Ведь будь Лева немного иным, он со своей глухотой и плохим зрением мог бы во время войны отсидеться. Но вся его суть не позволяла ему этого сделать. Он добился того, что его послали на фронт, и закрыл собой ту брешь, которую обязан был закрыть, нашел, образно говоря, свою амбразуру. В утверждении духовности он продолжил жизненный путь своих родителей, которые воспринимали революцию как нечто чистое и возвышенное, как то, ради чего стоит жить. Это уже потом, это после Роза Лазаревна с болью видела, как меняются ценности и цели. И эта боль иногда с такой силой сжимала ей грудь, что хотелось выброситься в окно. Но мужественный человек не может позволить себе этого сделать и снова говорит себе: «Верь до конца...»
Сохранить в себе человека в совершенно нечеловеческой ситуации — к этому стремился я, работая над ролью профессора Ларсена в фильме «Письма мертвого человека». К этому же стремится картина молодого А. Иванкина. В конце повести Трифонова, когда Антон Овчинников встречается с автором в последний раз перед эвакуацией в 1941 году, он с ним советуется, что с собой взять — дневники, научно-фантастический роман или альбомы с рисунками? И Трифонов, не понимая еще огромности вопроса, поскольку сам еще мальчишка, удивлен: «Его заботы казались мне пустяками. О каких альбомах, каких романах можно было думать, когда немцы на пороге Москвы?» А Антон сказал тогда: «Я и эту встречу в булочной запишу. И весь наш разговор. Потому что все важно для истории».
Главное сохранить верность своим принципам. Это спустя годы понял и написал Ю. Трифонов, это же поразило Л. Рошаля и А. Иванкина, и это составляет главный предмет нашего с вами разговора, читатель.

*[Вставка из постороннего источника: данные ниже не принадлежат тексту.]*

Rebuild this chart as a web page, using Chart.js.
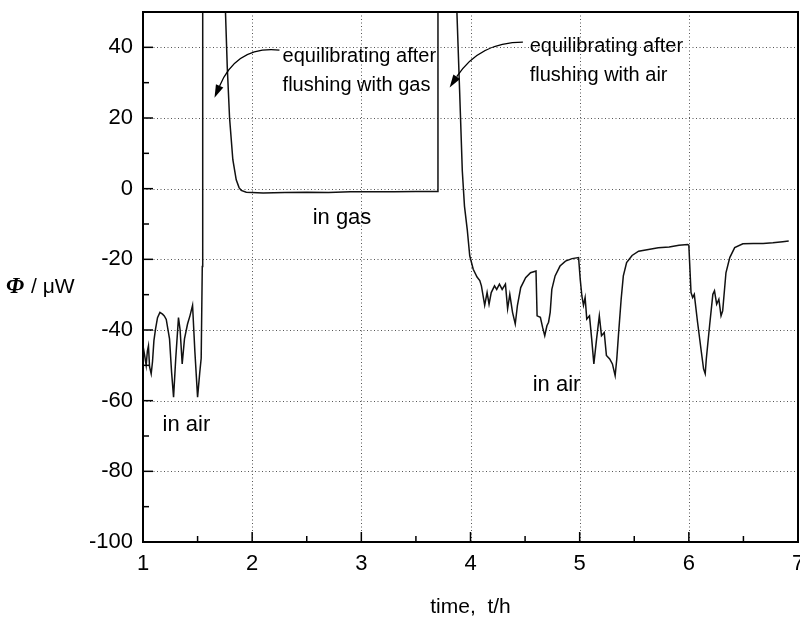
<!DOCTYPE html>
<html>
<head>
<meta charset="utf-8">
<script src="https://cdn.jsdelivr.net/npm/chart.js@4/dist/chart.umd.min.js"></script>
<style>
  html, body { margin: 0; padding: 0; background: #fff; }
  canvas { display: block; }
</style>
</head>
<body>
<canvas id="chart" width="800" height="618"></canvas>
<script>
// time in hours and heat flow in microwatt
const times = [
  1.000, 1.014, 1.029, 1.040, 1.050, 1.060, 1.075, 1.087, 1.100, 1.115,
  1.133, 1.155, 1.179, 1.195, 1.213, 1.243, 1.262, 1.280, 1.300, 1.325,
  1.340, 1.359, 1.380, 1.408, 1.430, 1.454, 1.475, 1.500, 1.520, 1.533,
  1.543, 1.547, 1.750, 1.756, 1.772, 1.793, 1.823, 1.854, 1.880, 1.900,
  1.946, 2.100, 2.300, 2.500, 2.700, 2.900, 3.100, 3.300, 3.500, 3.699,
  3.702, 3.872, 3.876, 3.900, 3.925, 3.945, 3.970, 3.993, 4.025, 4.060,
  4.085, 4.100, 4.130, 4.152, 4.170, 4.190, 4.220, 4.240, 4.265, 4.290,
  4.320, 4.340, 4.360, 4.385, 4.410, 4.430, 4.460, 4.505, 4.550, 4.600,
  4.610, 4.640, 4.660, 4.680, 4.700, 4.715, 4.730, 4.745, 4.775, 4.820,
  4.870, 4.930, 4.990, 5.005, 5.020, 5.035, 5.050, 5.065, 5.090, 5.110,
  5.130, 5.155, 5.180, 5.200, 5.225, 5.245, 5.275, 5.300, 5.325, 5.340,
  5.355, 5.380, 5.400, 5.430, 5.480, 5.540, 5.630, 5.720, 5.820, 5.910,
  5.990, 6.000, 6.020, 6.035, 6.050, 6.080, 6.115, 6.135, 6.150, 6.160,
  6.190, 6.220, 6.235, 6.255, 6.275, 6.295, 6.310, 6.340, 6.375, 6.420,
  6.495, 6.590, 6.680, 6.770, 6.860, 6.915
];
const power = [
  -44.5, -47, -50, -46, -44.5, -50.4, -52.4, -49, -43, -39.7,
  -36.5, -35, -35.5, -36, -37, -42.5, -52, -59, -48, -36.5,
  -40, -49.6, -42.5, -38.3, -36, -33, -46, -59, -52, -48,
  -22, 300, 300, 49.5, 34.4, 20, 8.2, 2.5, 0.3, -0.5,
  -1, -1.2, -1.1, -1.0, -1.1, -0.9, -0.9, -0.9, -0.8, -0.8,
  300, 300, 49.5, 28, 5, -5, -11.5, -19, -22.8, -25,
  -26, -27.5, -33, -29.4, -32.7, -29.4, -27.5, -28.5, -27, -28.5,
  -27, -34, -29.9, -35, -38.3, -33, -28, -25.2, -23.8, -23.3,
  -36, -36.4, -39.2, -41.6, -38.8, -37.8, -35, -28.5, -24.7, -21.9,
  -20.5, -19.8, -19.5, -25.6, -30.3, -33, -30.8, -36.9, -36, -42.5,
  -49.6, -42.5, -36, -41.6, -40.7, -47.2, -48.2, -49.6, -52.9, -48.2,
  -41.6, -31.3, -24.7, -20.9, -18.9, -17.7, -17.2, -16.7, -16.5, -16,
  -15.8, -16, -29.4, -30.8, -29.9, -37.8, -46.3, -51, -52.4, -48.2,
  -38.8, -29.9, -28.9, -32.7, -31.3, -36, -34.6, -23.8, -19.5, -16.7,
  -15.6, -15.5, -15.5, -15.3, -15, -14.8
];

const xTickLabels = ["1", "2", "3", "4", "5", "6", "7"];
const yTickLabels = ["-100", "-80", "-60", "-40", "-20", "0", "20", "40"];

// text placed in data coordinates (t, value)
const labels = [
  { text: "in gas", t: 2.554, v: -9.9, size: 22 },
  { text: "in air", t: 1.179, v: -68.5, size: 22 },
  { text: "in air", t: 4.570, v: -57.3, size: 22 },
  { text: "equilibrating after", t: 2.279, v: 35.9, size: 20 },
  { text: "flushing with gas", t: 2.279, v: 27.7, size: 20 },
  { text: "equilibrating after", t: 4.542, v: 38.8, size: 20 },
  { text: "flushing with air", t: 4.542, v: 30.5, size: 20 }
];
const arrows = [
  { from: [2.250, 39.2], ctrl: [1.860, 40.5], to: [1.655, 25.7] },
  { from: [4.480, 41.5], ctrl: [4.080, 41.5], to: [3.809, 28.6] }
];

const SANS = '"Liberation Sans", Arial, Helvetica, sans-serif';

const decor = {
  id: "decor",
  beforeDatasetsDraw(chart) {
    const { ctx, chartArea: a, scales: { x, y } } = chart;
    ctx.save();
    ctx.strokeStyle = "#555";
    ctx.lineWidth = 1;
    ctx.setLineDash([1, 2.5]);
    x.ticks.forEach(tk => {
      if (tk.value % 1 !== 0 || tk.value <= 1 || tk.value >= 7) return;
      const px = Math.round(x.getPixelForValue(tk.value)) + 0.5;
      ctx.beginPath(); ctx.moveTo(px, a.top); ctx.lineTo(px, a.bottom); ctx.stroke();
    });
    y.ticks.forEach(tk => {
      if (tk.value % 20 !== 0 || tk.value <= -100) return;
      const py = Math.round(y.getPixelForValue(tk.value)) + 0.5;
      ctx.beginPath(); ctx.moveTo(a.left, py); ctx.lineTo(a.right, py); ctx.stroke();
    });
    ctx.restore();
  },
  afterDraw(chart) {
    const { ctx, chartArea: a, scales: { x, y } } = chart;
    ctx.save();
    // frame
    ctx.strokeStyle = "#000";
    ctx.lineWidth = 2;
    ctx.strokeRect(a.left, a.top, a.right - a.left, a.bottom - a.top);

    // inward ticks
    ctx.lineWidth = 1.5;
    x.ticks.forEach(tk => {
      const px = x.getPixelForValue(tk.value);
      const len = tk.value % 1 === 0 ? 10 : 6;
      ctx.beginPath(); ctx.moveTo(px, a.bottom); ctx.lineTo(px, a.bottom - len); ctx.stroke();
    });
    y.ticks.forEach(tk => {
      const py = y.getPixelForValue(tk.value);
      const len = tk.value % 20 === 0 ? 10 : 6;
      ctx.beginPath(); ctx.moveTo(a.left, py); ctx.lineTo(a.left + len, py); ctx.stroke();
    });

    // text in the plot
    ctx.fillStyle = "#000";
    ctx.textAlign = "left";
    ctx.textBaseline = "alphabetic";
    labels.forEach(l => {
      ctx.font = l.size + "px " + SANS;
      ctx.fillText(l.text, x.getPixelForValue(l.t), y.getPixelForValue(l.v));
    });

    // curved arrows
    ctx.lineWidth = 1.3;
    arrows.forEach(ar => {
      const p0 = [x.getPixelForValue(ar.from[0]), y.getPixelForValue(ar.from[1])];
      const c = [x.getPixelForValue(ar.ctrl[0]), y.getPixelForValue(ar.ctrl[1])];
      const p1 = [x.getPixelForValue(ar.to[0]), y.getPixelForValue(ar.to[1])];
      const ang = Math.atan2(p1[1] - c[1], p1[0] - c[0]);
      const hl = 13, hw = 4;
      const bx = p1[0] - hl * Math.cos(ang), by = p1[1] - hl * Math.sin(ang);
      ctx.beginPath();
      ctx.moveTo(p0[0], p0[1]);
      ctx.quadraticCurveTo(c[0], c[1], bx, by);
      ctx.stroke();
      ctx.beginPath();
      ctx.moveTo(p1[0], p1[1]);
      ctx.lineTo(bx + hw * Math.sin(ang), by - hw * Math.cos(ang));
      ctx.lineTo(bx - hw * Math.sin(ang), by + hw * Math.cos(ang));
      ctx.closePath();
      ctx.fill();
    });

    // y axis title: Phi / uW
    const ty = y.getPixelForValue(-29.5);
    ctx.font = 'bold italic 23px "Liberation Serif", "DejaVu Serif", serif';
    ctx.fillText("\u03A6", 6, ty);
    ctx.font = "21px " + SANS;
    ctx.fillText("/ \u03BCW", 31, ty);
    ctx.restore();
  }
};

new Chart(document.getElementById("chart"), {
  type: "line",
  data: {
    datasets: [{
      data: times.map((t, i) => ({ x: t, y: power[i] })),
      borderColor: "#111",
      borderWidth: 1.5,
      pointRadius: 0,
      tension: 0,
      fill: false
    }]
  },
  options: {
    responsive: false,
    animation: false,
    devicePixelRatio: 1,
    layout: { padding: { top: 12, right: 2, left: 0, bottom: 0 } },
    plugins: { legend: { display: false }, tooltip: { enabled: false } },
    scales: {
      x: {
        type: "linear",
        min: 1,
        max: 7,
        grid: { display: false, drawTicks: false },
        border: { display: false },
        ticks: {
          stepSize: 0.5,
          autoSkip: false,
          maxRotation: 0,
          padding: 9,
          color: "#000",
          font: { family: SANS, size: 22 },
          callback: v => (v % 1 === 0 ? xTickLabels[v - 1] : "")
        },
        title: {
          display: true,
          text: "time,  t/h",
          color: "#000",
          font: { family: SANS, size: 21, lineHeight: 1 },
          padding: { top: 0, bottom: 0 }
        },
        afterFit(s) { s.height = 76; s.paddingLeft = 0; s.paddingRight = 0; }
      },
      y: {
        min: -100,
        max: 50,
        grid: { display: false, drawTicks: false },
        border: { display: false },
        ticks: {
          stepSize: 10,
          autoSkip: false,
          padding: 10,
          color: "#000",
          font: { family: SANS, size: 22 },
          callback: v => (v % 20 === 0 && v < 50 ? yTickLabels[(v + 100) / 20] : "")
        },
        afterFit(s) { s.width = 143; s.paddingTop = 0; s.paddingBottom = 0; }
      }
    }
  },
  plugins: [decor]
});
</script>
</body>
</html>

Очень давно я написал сценарий фильма «Мама, война!», один эпизод из которого я хотел было привести здесь, но уже не умещаюсь в рамках избранного жанра. Если я когда-нибудь поставлю этот фильм, он будет о детстве моего поколения, о тех, кого война застала мальчишками, кого вела по детству жгучая и несбыточная мечта оказаться на фронте и, погибнув смертью храбрых, чудом остаться в живых. О том поколении, для которого женщина на плакате «Родина-мать зовет!» была олицетворением собственной матери.
Дело не в самом сценарии, а в закономерности его появления. Не случайно Е. Евтушенко поставил «Детский сад» — это воспоминания, очень близкие моим, и есть даже сюжетные совпадения, — и не случайно молодые люди другого поколения интересуются этим Домом на набережной. У этой темы очень глубокие корни. Меня так взволновало их обращение к ней именно потому, что и в музыке моего детства тоже солировала труба. И нам, по-видимому, одинаково дорога мысль о восстановлении утраченных идеалов.
То, что новое поколение советской режиссуры так интересно и талантливо выступило на эту тему, мне кажется чрезвычайно значительным еще и потому, что авторы фильмов, выражаясь языком Н. В. Гоголя, проявили «твердую осмотрительную многосторонность», продемонстрировали то, что Николай Васильевич называл «полным взглядом на вещи».
И то, что они подошли к проблеме с разных сторон, сообщает ей объем, замыкает некий круг и одновременно открывает перспективу.
Процесс потери идеалов в жизни был размыт, шел постепенно. Эта ржа напала на нас не вдруг. Она подстерегала нас, как та, которая точит железо, ждет малейшей царапины на тонкой защитной пленке, чтобы исподволь начать свою разрушительную работу. И для меня очень важно, что среди молодых режиссеров есть люди, которые взялись за исследование истоков наших духовных болезней.
Обе картины ждут углубленного киноведческого анализа. Его обязательно нужно сделать. Но мне кажется, что анализ с точки зрения духовного критерия представляет сегодня для кино не меньший, а гораздо больший интерес. Потому что разговор может идти о решающем в искусстве.
Быков Р. Все важно для истории // Искусство кино. 1987. № 11.